«La situazione di forte virtualizzazione della realtà produce una sindrome di derealizzazione. Quando il web passa dall’essere uno strumento per comunicare nella vita reale a uno strumento per comunicare la vita reale stessa, è chiaro che si crea una distonia tra il naturale e l’artificiale, tra il fisico e il virtuale, tra il simbolico e il corporeo. E questa disincarnazione dell’umano finisce per diventare, anziché una facilitazione della comunicazione interpersonale, un suo totale svuotamento». Il Professor Alessandro Meluzzi spiega nell’intervista a IlSussidiario.net, quanto sia vero l’allarme lanciato anche dal ministro della Salute Ferruccio Fazio, secondo cui Internet e i social network, in particolare Facebook, creano una forte dipendenza, che si esprime con sintomatologie simili a quelle che si osservano in soggetti dipendenti da sostanze psicoattive.

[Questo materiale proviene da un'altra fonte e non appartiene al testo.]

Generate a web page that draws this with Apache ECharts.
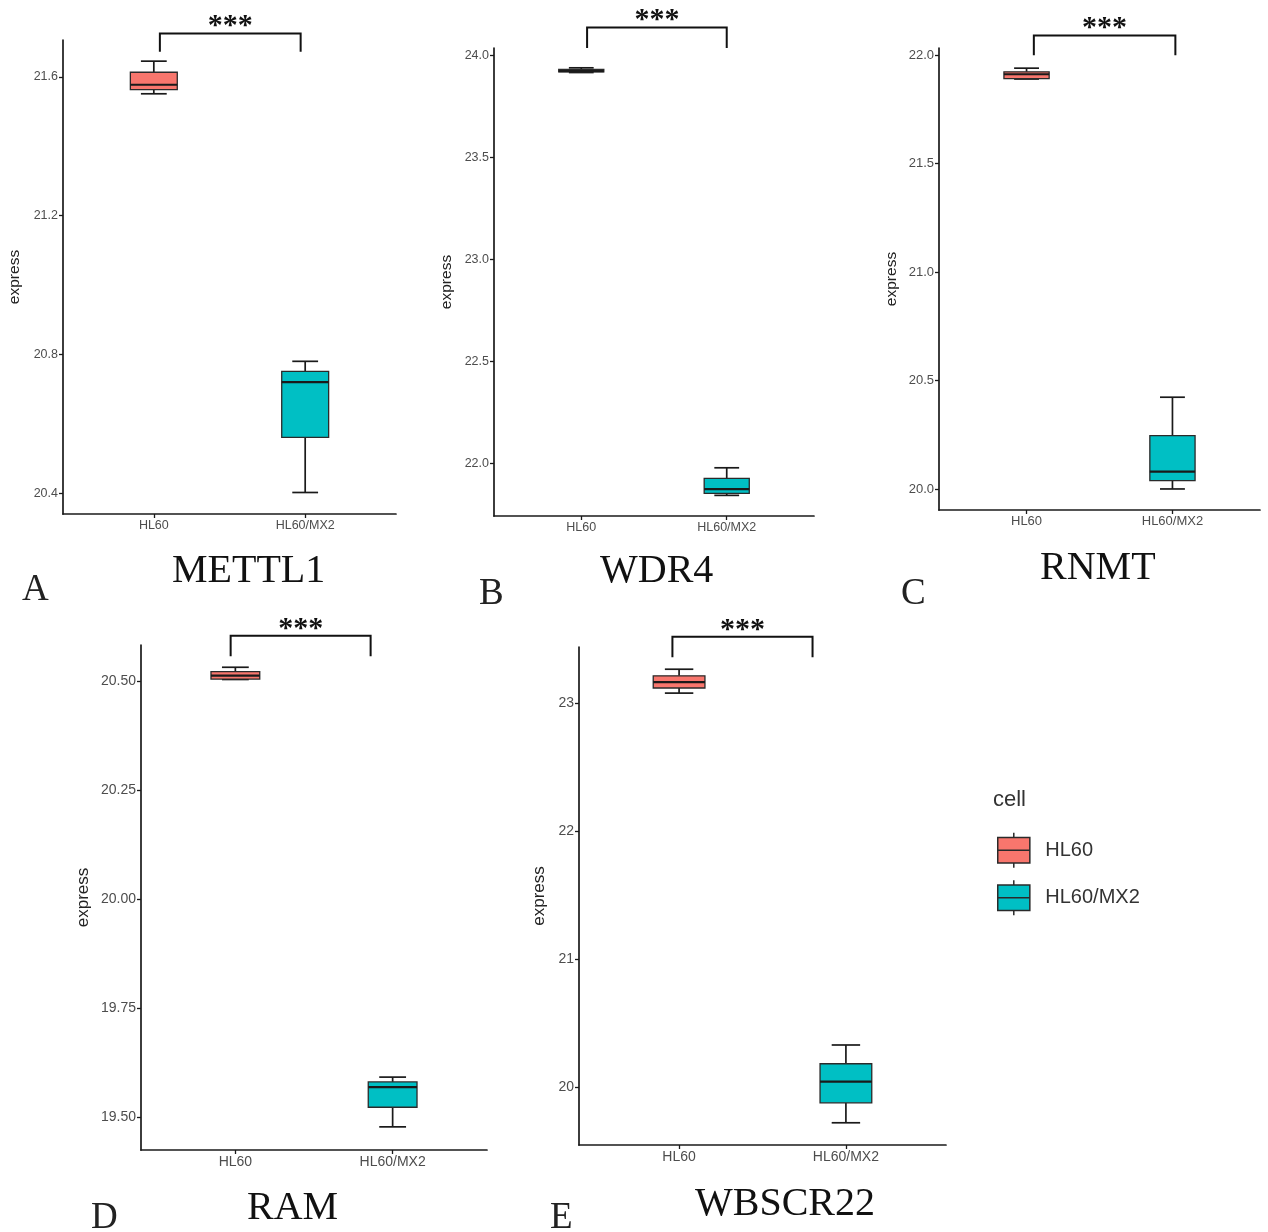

Quali sono nello specifico questi sintomi? «Passare davanti al computer più tempo che per qualsiasi altra attività, – continua a spiegarci Meluzzi –  preferire come forma di socialità la condivisione su Facebook nella sua stereotipia del “Mi piace”, perdere di vista i contatti interpersonali che non passano attraverso il web e soprattutto entrare in uno stato d’umore progressivamente disforico, chiuso e fondamentalmente malinconico”. Ma non tutto il mondo della Rete è uguale e il dito è particolarmente puntato sui social network, ritenuti più pericolosi: «Attraverso altri strumenti, come Google, si possono cercare diversi contenuti mentre, per esempio, con la posta elettronica si stabiliscono relazioni personalizzate. Facebook invece rappresenta quel prototipo in cui la comunicazione non ha un contenuto, ma consiste nell’entrare in una “second life” di vita virtuale abitata da icone invece che da persone».



Naturalmente i soggetti più a rischio sono i giovanissimi, quegli adolescenti che sono in grado di trascorrere davanti allo schermo del computer anche dieci ore al giorno. Ma quali sono i reali rischi che corrono le nuove generazioni? «Il social network diventa una rassicurazione perché previene perfino la fatica della telefonata. A finire tra le polemiche è stato prima il cellulare e la comunicazione stereotipata degli sms, che però è certamente più personalizzata, perché si decide di mettersi in contatto con una persona specifica da cui quindi ci si attende una risposta».

In che modo il social network è diverso? «In questo caso è come se si lanciasse una bottiglia nell’oceano senza sapere chi la raccoglierà e infine confondere queste bottiglie solipsistiche lanciate nella burrasca della comunicazione per dei veri messaggi».

Per uscire da questa vera e propria dipendenza, è in corso un dibattito scientifico riguardo al ricorso al trattamento farmacologico, su cui il parere del mondo scientifico è lontano dall’essere unanime: «Si può uscire da questa situazione – continua il Professor Meluzzi – valorizzando i rapporti interumani e progressivamente disassuefacendosi da questa condizione drogata della comunicazione. I rimedi farmacologici sono sempre individuali e personalizzati, e non si può mai parlare di trattamento farmacologico di un intero quadro sociologico come questo, per quanto patologico sia. In alcuni casi probabilmente una terapia anti depressiva potrebbe risultare utile, anche se sono sempre diffidente riguardo all’uso di farmaci specialmente nei giovanissimi».

In molti associano la dipendenza da Internet a quella da droga e alcol. È davvero possibile fare questo accostamento? «È molto diverso, – conclude Meluzzi – perché droga e alcol influiscono direttamente sul cervello,mentre qui c’è una mediazione simbolica, quindi è difficile fare un vero e proprio accostamento».